In government IT settings, decision-makers make particular internal software products or systems mandatory all the time. I’m curious why this happens, and I think it might be in part because – for public servants in leadership roles – making a thing mandatory seems more concrete and decisive than making it optional. In an environment where successful outcomes are long-term and hard to measure, simply making a clear decision is seen as a metric for success. Accurately tracking the long-term costs of IT projects and systems is also something that governments struggle with, and having one single system instead of several intuitively seems cheaper, even if that might not be the case in reality.
When I think of the (mandatory) enterprise software solutions in place in the Canadian government – the Phoenix pay system, the Shared Travel System, GCkey to sign into websites, the content management system that powers Canada.ca, the Shared Case Management System, GCdocs, and a number of others – none of them are solutions that in good faith I’d recommend that friends and colleagues in the public service use, if they had the choice.

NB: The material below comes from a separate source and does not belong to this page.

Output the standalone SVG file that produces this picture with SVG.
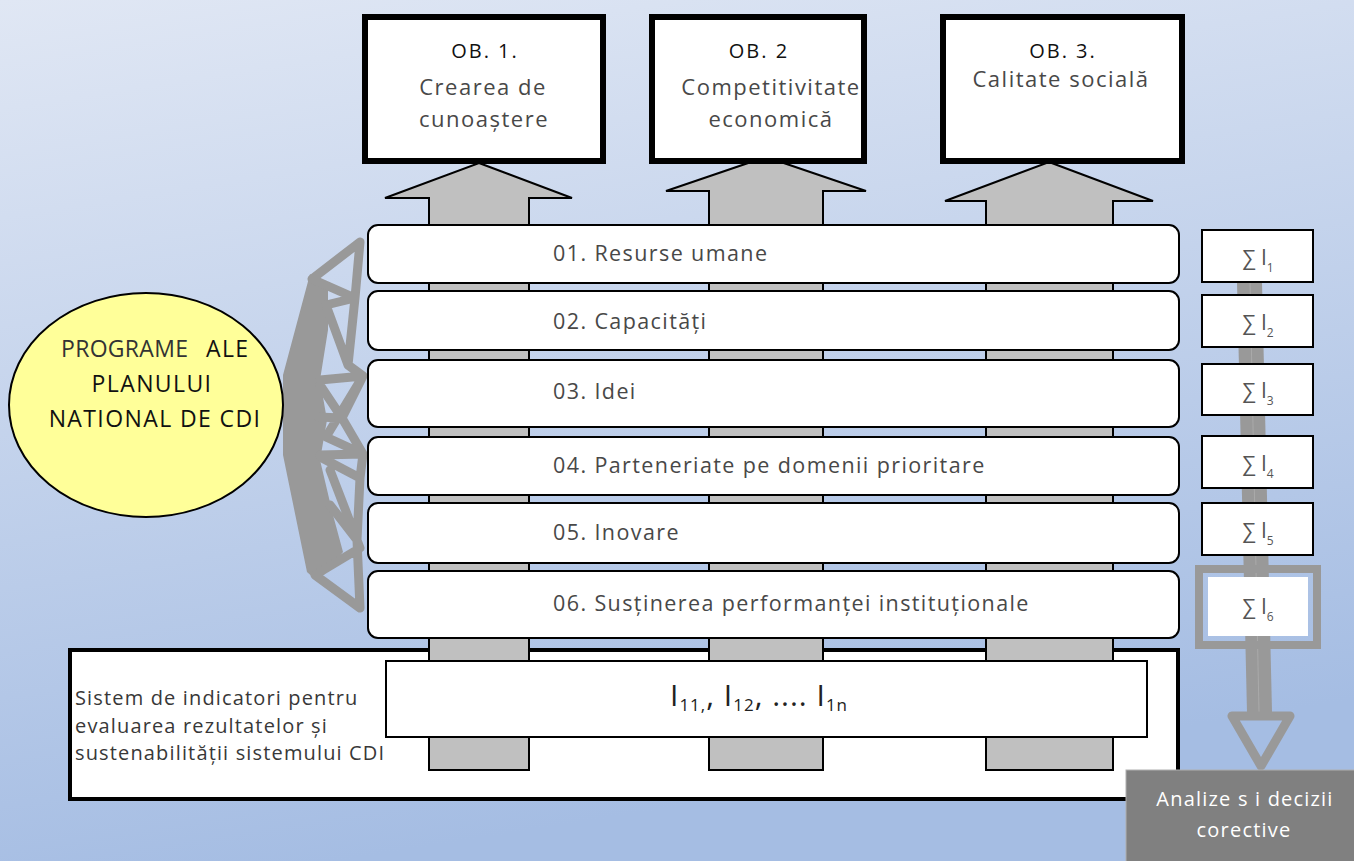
<svg xmlns="http://www.w3.org/2000/svg" width="1354" height="861" viewBox="0 0 1354 861">
<defs>
<linearGradient id="bg" x1="0" y1="0" x2="0.25" y2="1">
<stop offset="0" stop-color="#e0e7f4"/>
<stop offset="1" stop-color="#a5bde3"/>
</linearGradient>
<style>
.ob{fill:#fff;stroke:#000;stroke-width:6}
.arr{fill:#c0c0c0;stroke:#000;stroke-width:2;stroke-linejoin:miter}
.row{fill:#fff;stroke:#000;stroke-width:2}
.sig{fill:#fff;stroke:#000;stroke-width:2}
.t{font-family:"Open Sans","Liberation Sans",sans-serif}
.ttl{font-size:20px;fill:#111;text-anchor:middle;letter-spacing:2px}
.sub{font-size:22px;fill:#484848;text-anchor:middle;letter-spacing:1.5px}
.rt{font-size:21.5px;fill:#484848;letter-spacing:1.4px}
.st{font-size:21px;fill:#555;text-anchor:middle}
.lat{fill:none;stroke:#999;stroke-width:9;stroke-linejoin:round;stroke-linecap:round}
</style>
</defs>
<rect width="1354" height="861" fill="url(#bg)"/>

<g id="bottom-system">
<rect x="70" y="650" width="1108" height="149" fill="#fff" stroke="#000" stroke-width="4"/>
<text class="t" font-size="20" fill="#383838" letter-spacing="1.15"><tspan x="75" y="705">Sistem de indicatori pentru</tspan><tspan x="75" y="733">evaluarea rezultatelor și</tspan><tspan x="75" y="760">sustenabilității sistemului CDI</tspan></text>
</g>

<g id="connectors">
<polygon class="arr" points="479,163 572,198 529,198 529,770 429,770 429,198 385,198"/>
<polygon class="arr" points="766,157 866,191 823,191 823,770 709,770 709,191 666,191"/>
<polygon class="arr" points="1049,162 1153,201 1113,201 1113,770 986,770 986,201 945,201"/>
<polygon points="310,274 328,286 328,330 320,380 327,420 320,460 333,515 343,552 318,582 307,572 283,455 283,375" fill="#999"/>
<path class="lat" d="M360,242 L312,279 L355,298 Z M355,298 L348,365 M326,305 L355,298 M326,305 L348,365 L363,376 M320,380 L363,376 M320,385 L342,418 M363,376 L342,418 M318,417 L342,418 M363,376 L326,437 L363,454 M342,418 L363,454 M320,455 L363,454 M322,458 L360,478 L363,454 M360,478 L357,540 M330,505 L357,540 M330,470 L357,540 M357,540 L360,548 L315,575 L360,608 Z"/>
<polygon points="1237,282 1262,282 1272,712 1247,712" fill="#999"/>
<line x1="1250" y1="282" x2="1259" y2="712" stroke="#aaa" stroke-width="1"/>
<polygon points="1232,716 1290,716 1261,766" fill="none" stroke="#999" stroke-width="9" stroke-linejoin="round"/>
</g>

<g id="indicators">
<rect x="386" y="661" width="761" height="76" fill="#fff" stroke="#000" stroke-width="2"/>
<text class="t" x="670" y="706" font-size="30" fill="#222" letter-spacing="1">I<tspan font-size="17" dy="5">11,</tspan><tspan dy="-5">, I</tspan><tspan font-size="17" dy="5">12</tspan><tspan dy="-5">, ....  I</tspan><tspan font-size="17" dy="5">1n</tspan></text>
</g>

<g id="ob1"><rect class="ob" x="365" y="17" width="238" height="144"/><text class="t ttl" x="485" y="58">OB. 1.</text><text class="t sub" x="483" y="95">Crearea de</text><text class="t sub" x="484" y="127">cunoaștere</text></g>
<g id="ob2"><rect class="ob" x="652" y="17" width="212" height="144"/><text class="t ttl" x="759" y="58">OB. 2</text><text class="t sub" x="771" y="95">Competitivitate</text><text class="t sub" x="771" y="127">economică</text></g>
<g id="ob3"><rect class="ob" x="943" y="17" width="239" height="144"/><text class="t ttl" x="1063" y="58">OB. 3.</text><text class="t sub" x="1061" y="87">Calitate socială</text></g>

<g id="row1"><rect class="row" x="368" y="225" width="811" height="58" rx="10"/><text class="t rt" x="553" y="261">01. Resurse umane</text></g>
<g id="row2"><rect class="row" x="368" y="291" width="811" height="59" rx="10"/><text class="t rt" x="553" y="329">02. Capacități</text></g>
<g id="row3"><rect class="row" x="368" y="360" width="811" height="67" rx="10"/><text class="t rt" x="553" y="399">03. Idei</text></g>
<g id="row4"><rect class="row" x="368" y="437" width="811" height="58" rx="10"/><text class="t rt" x="553" y="473">04. Parteneriate pe domenii prioritare</text></g>
<g id="row5"><rect class="row" x="368" y="503" width="811" height="60" rx="10"/><text class="t rt" x="553" y="540">05. Inovare</text></g>
<g id="row6"><rect class="row" x="368" y="571" width="811" height="67" rx="10"/><text class="t rt" x="553" y="611">06. Susținerea performanței instituționale</text></g>

<g id="sig1"><rect class="sig" x="1202" y="230" width="111" height="52"/><text class="t st" x="1258" y="265">∑ I<tspan font-size="12" dy="7">1</tspan></text></g>
<g id="sig2"><rect class="sig" x="1202" y="295" width="111" height="52"/><text class="t st" x="1258" y="330">∑ I<tspan font-size="12" dy="7">2</tspan></text></g>
<g id="sig3"><rect class="sig" x="1202" y="364" width="111" height="51"/><text class="t st" x="1258" y="398">∑ I<tspan font-size="12" dy="7">3</tspan></text></g>
<g id="sig4"><rect class="sig" x="1202" y="436" width="111" height="52"/><text class="t st" x="1258" y="471">∑ I<tspan font-size="12" dy="7">4</tspan></text></g>
<g id="sig5"><rect class="sig" x="1202" y="503" width="111" height="52"/><text class="t st" x="1258" y="538">∑ I<tspan font-size="12" dy="7">5</tspan></text></g>
<g id="sig6"><rect x="1199" y="569" width="118" height="76" fill="none" stroke="#999" stroke-width="8"/><rect x="1208" y="577" width="100" height="59" fill="#fff"/><text class="t st" x="1258" y="614">∑ I<tspan font-size="12" dy="7">6</tspan></text></g>

<g id="programe">
<ellipse cx="146" cy="405" rx="137" ry="112" fill="#ffff99" stroke="#000" stroke-width="2"/>
<text class="t" font-size="23" fill="#111" letter-spacing="1.4"><tspan x="61" y="357" fill="#333" letter-spacing="0.3">PROGRAME</tspan><tspan x="206" y="357">ALE</tspan><tspan x="152" y="392" text-anchor="middle">PLANULUI</tspan><tspan x="155" y="427" text-anchor="middle">NATIONAL DE CDI</tspan></text>
</g>

<g id="analize">
<rect x="1126" y="770" width="240" height="100" fill="#808080" stroke="#b0b0b0" stroke-width="1"/>
<text class="t" font-size="20" fill="#fff" text-anchor="middle" letter-spacing="1.2"><tspan x="1245" y="806">Analize s i decizii</tspan><tspan x="1244" y="837">corective</tspan></text>
</g>
</svg>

I wonder if the fact that they are mandatory is actually one of the reasons why these solutions are as dated and poor-quality as they are.
Make things optional, it makes things better
In comparison – as the Amazon example above hints at – there are a number of clear advantages to building services that are optional:
- They create feedback loops. Users can tell you why they chose to use, or not use, your product.
- They generate data about adoption rates versus competitors. If users decide to use an alternative product instead, that can tell you volumes about what features or benefits are a priority for them.
- They incentivize continuous improvement. If users have the choice to use other products, you’re motivated to keep on improving yours in order to retain them as a user.
These advantages all apply even without needing to worry about commercial viability, in government settings.
There are downsides to making enterprise services optional; they can lead to fragmentation and inconsistent user experiences. But I’d argue that there are more significant downsides to making poor-quality services mandatory. Government decision-makers have a poor track record of telling the difference between good- and bad-quality technology solutions. And, even if a product was the best choice at the time, the slow pace of government decision-making means that it’ll still be mandatory five or ten years after it’s no longer the best option available.
If you’re a provider of enterprise software solutions, your services should be good enough that people want to use them, even when they don’t have to. And, from a professional craft and public service excellence standpoint: it’s better to build a good product that’s under-used than a bad product that’s over-used. Build good things, and make them optional.